** START **

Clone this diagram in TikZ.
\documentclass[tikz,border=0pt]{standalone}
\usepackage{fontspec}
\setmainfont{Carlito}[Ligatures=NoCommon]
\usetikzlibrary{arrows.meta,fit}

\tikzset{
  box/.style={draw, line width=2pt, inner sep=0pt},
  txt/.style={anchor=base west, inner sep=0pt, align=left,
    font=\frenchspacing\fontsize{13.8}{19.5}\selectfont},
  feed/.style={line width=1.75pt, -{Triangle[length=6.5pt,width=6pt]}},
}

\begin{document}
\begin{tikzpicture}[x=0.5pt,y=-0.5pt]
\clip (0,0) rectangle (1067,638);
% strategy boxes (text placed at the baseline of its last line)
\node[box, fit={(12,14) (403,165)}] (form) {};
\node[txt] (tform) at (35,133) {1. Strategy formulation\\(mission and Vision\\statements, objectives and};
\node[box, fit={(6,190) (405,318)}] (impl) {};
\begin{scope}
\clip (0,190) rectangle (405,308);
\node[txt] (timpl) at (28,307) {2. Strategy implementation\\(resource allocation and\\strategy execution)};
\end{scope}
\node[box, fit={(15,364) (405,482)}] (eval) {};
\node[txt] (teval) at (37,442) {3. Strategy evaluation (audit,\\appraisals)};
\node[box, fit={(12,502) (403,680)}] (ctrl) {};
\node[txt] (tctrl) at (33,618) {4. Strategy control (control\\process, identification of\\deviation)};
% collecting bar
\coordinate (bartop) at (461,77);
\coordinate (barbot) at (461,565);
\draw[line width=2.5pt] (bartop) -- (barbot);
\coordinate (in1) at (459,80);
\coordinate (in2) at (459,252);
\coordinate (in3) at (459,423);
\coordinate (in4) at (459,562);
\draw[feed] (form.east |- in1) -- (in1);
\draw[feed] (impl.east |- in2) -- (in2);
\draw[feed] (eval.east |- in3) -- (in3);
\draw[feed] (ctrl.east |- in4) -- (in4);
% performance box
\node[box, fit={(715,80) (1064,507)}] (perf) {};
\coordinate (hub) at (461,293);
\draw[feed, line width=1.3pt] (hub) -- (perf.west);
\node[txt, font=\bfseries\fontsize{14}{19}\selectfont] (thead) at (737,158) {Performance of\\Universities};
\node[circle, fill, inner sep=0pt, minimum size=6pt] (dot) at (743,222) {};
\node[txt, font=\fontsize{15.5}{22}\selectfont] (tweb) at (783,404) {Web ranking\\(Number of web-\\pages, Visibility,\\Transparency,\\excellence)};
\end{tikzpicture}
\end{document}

** END **
** START **

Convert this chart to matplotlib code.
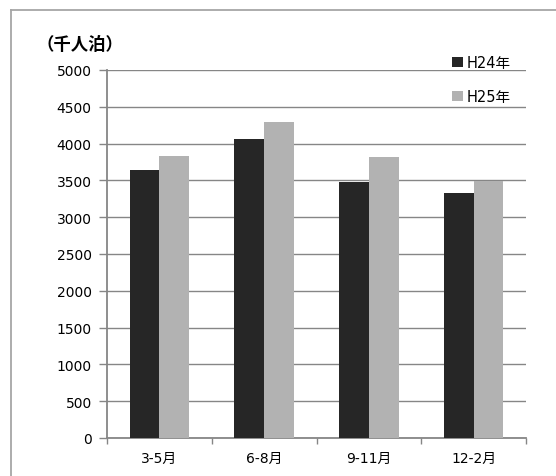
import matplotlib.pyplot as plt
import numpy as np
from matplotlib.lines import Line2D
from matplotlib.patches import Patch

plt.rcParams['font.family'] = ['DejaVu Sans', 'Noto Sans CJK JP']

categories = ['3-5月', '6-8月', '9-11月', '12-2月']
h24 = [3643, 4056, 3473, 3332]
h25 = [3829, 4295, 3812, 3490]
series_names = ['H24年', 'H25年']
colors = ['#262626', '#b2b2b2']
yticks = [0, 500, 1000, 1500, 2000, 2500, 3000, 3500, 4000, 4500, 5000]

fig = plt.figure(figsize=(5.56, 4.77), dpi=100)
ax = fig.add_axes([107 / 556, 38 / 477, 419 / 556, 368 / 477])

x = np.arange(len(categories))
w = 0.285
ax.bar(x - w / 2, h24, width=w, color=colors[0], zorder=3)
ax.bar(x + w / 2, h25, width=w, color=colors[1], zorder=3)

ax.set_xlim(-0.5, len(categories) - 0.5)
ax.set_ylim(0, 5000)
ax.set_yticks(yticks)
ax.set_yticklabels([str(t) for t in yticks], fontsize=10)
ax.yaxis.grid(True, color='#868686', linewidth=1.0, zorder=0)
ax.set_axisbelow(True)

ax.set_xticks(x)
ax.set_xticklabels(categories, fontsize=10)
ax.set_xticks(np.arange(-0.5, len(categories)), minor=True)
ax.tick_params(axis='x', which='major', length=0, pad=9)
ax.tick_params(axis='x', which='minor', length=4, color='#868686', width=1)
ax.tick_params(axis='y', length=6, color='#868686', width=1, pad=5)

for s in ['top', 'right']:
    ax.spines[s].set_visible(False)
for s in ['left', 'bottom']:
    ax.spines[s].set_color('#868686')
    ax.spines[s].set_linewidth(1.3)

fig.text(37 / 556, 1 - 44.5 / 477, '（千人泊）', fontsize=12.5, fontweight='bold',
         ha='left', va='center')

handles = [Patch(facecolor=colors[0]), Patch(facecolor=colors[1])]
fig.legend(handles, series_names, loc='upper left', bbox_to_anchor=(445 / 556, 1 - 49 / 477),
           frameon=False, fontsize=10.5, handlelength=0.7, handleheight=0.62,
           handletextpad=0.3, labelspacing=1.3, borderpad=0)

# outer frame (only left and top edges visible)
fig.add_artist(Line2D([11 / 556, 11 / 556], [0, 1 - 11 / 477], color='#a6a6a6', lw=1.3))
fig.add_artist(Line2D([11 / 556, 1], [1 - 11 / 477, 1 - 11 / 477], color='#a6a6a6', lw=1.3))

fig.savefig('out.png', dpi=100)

** END **
** START **

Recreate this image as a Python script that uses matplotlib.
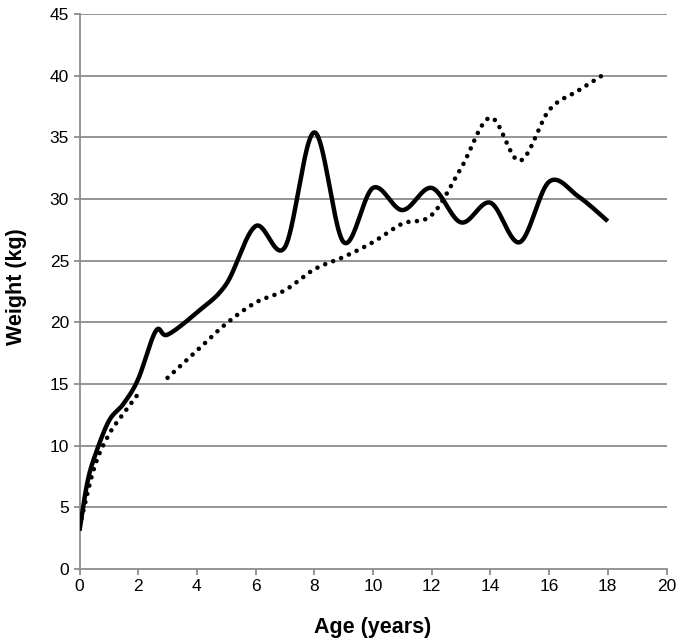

** END **

**WHAT IS NEEDED**
Above are records; repeat only the lines from the line with "Convert this chart to matplotlib code." through the line with "handletextpad=0.3, labelspacing=1.3, borderpad=0)", and leave pictures out.

**RESULT OF THIS EXERCISE**
Convert this chart to matplotlib code.
import matplotlib.pyplot as plt
import numpy as np
from matplotlib.lines import Line2D
from matplotlib.patches import Patch

plt.rcParams['font.family'] = ['DejaVu Sans', 'Noto Sans CJK JP']

categories = ['3-5月', '6-8月', '9-11月', '12-2月']
h24 = [3643, 4056, 3473, 3332]
h25 = [3829, 4295, 3812, 3490]
series_names = ['H24年', 'H25年']
colors = ['#262626', '#b2b2b2']
yticks = [0, 500, 1000, 1500, 2000, 2500, 3000, 3500, 4000, 4500, 5000]

fig = plt.figure(figsize=(5.56, 4.77), dpi=100)
ax = fig.add_axes([107 / 556, 38 / 477, 419 / 556, 368 / 477])

x = np.arange(len(categories))
w = 0.285
ax.bar(x - w / 2, h24, width=w, color=colors[0], zorder=3)
ax.bar(x + w / 2, h25, width=w, color=colors[1], zorder=3)

ax.set_xlim(-0.5, len(categories) - 0.5)
ax.set_ylim(0, 5000)
ax.set_yticks(yticks)
ax.set_yticklabels([str(t) for t in yticks], fontsize=10)
ax.yaxis.grid(True, color='#868686', linewidth=1.0, zorder=0)
ax.set_axisbelow(True)

ax.set_xticks(x)
ax.set_xticklabels(categories, fontsize=10)
ax.set_xticks(np.arange(-0.5, len(categories)), minor=True)
ax.tick_params(axis='x', which='major', length=0, pad=9)
ax.tick_params(axis='x', which='minor', length=4, color='#868686', width=1)
ax.tick_params(axis='y', length=6, color='#868686', width=1, pad=5)

for s in ['top', 'right']:
    ax.spines[s].set_visible(False)
for s in ['left', 'bottom']:
    ax.spines[s].set_color('#868686')
    ax.spines[s].set_linewidth(1.3)

fig.text(37 / 556, 1 - 44.5 / 477, '（千人泊）', fontsize=12.5, fontweight='bold',
         ha='left', va='center')

handles = [Patch(facecolor=colors[0]), Patch(facecolor=colors[1])]
fig.legend(handles, series_names, loc='upper left', bbox_to_anchor=(445 / 556, 1 - 49 / 477),
           frameon=False, fontsize=10.5, handlelength=0.7, handleheight=0.62,
           handletextpad=0.3, labelspacing=1.3, borderpad=0)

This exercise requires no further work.